Background and Objectives:: To investigate in a cross‐sectional study the determinants of oral human papillomavirus infection in 287 individuals who are sexually active.
Goal:: To assess prevalence as well as risk factors for oral human papillomavirus infection.
Study Design:: One hundred seventy‐eight human immunodeficiency virus‐seropositive (158 men and 20 women) and 109 human immunodeficiency virus‐negative (73 men and 36 women) individuals were recruited consecutively from sexually transmitted disease‐human immunodeficiency virus clinics and gastrointestinal endoscopy clinics. Oral brushings were tested with the L1 consensus polymerase chain reaction assay for human papillomavirus detection.

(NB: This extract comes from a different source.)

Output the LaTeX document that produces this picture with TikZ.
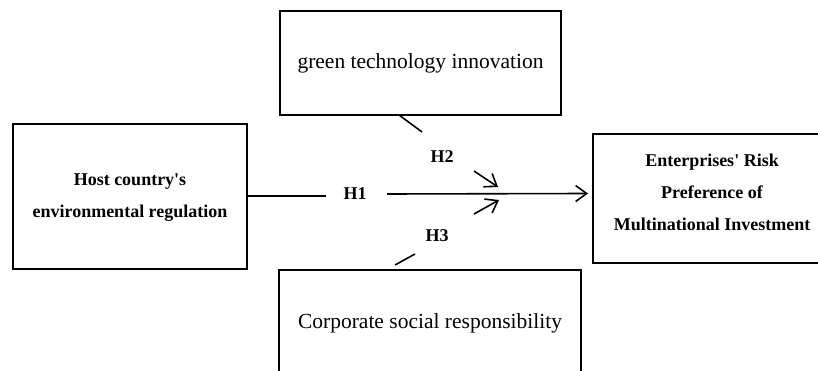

Results:: Human papillomavirus DNA was detected in 32 (11.2%) of 287 individuals. Associated with oral human papillomavirus infection on univariate analyses were human immunodeficiency virus infection (odds ratio, 6.9; 95% confidence interval, 2.0–23.2), homosexuality (odds ratio, 3.7; 95% confidence interval, 1.5–9.4), unprotected oral sex (odds ratio, 5.5; 95% confidence interval, 1.6–18.4), syphilis (odds ratio, 2.5; 95% confidence interval, 1.1–6.3), gonorrhea (odds ratio, 4.2; 95% confidence interval, 1.9–9.1), Chlamydia trachomatis (odds ratio, 4.4; 95% confidence interval, 1.8–10.6), and genital herpes (odds ratio, 2.9; 95% confidence interval, 1.3–6.5). Human immunodeficiency virus infection and C. trachomatis were independently predictive of human papillomavirus infection in multivariate stepwise logistic regression.
Conclusions:: This study suggests that sexual activity plays an important role in the transmission of human papillomavirus in the oral cavity.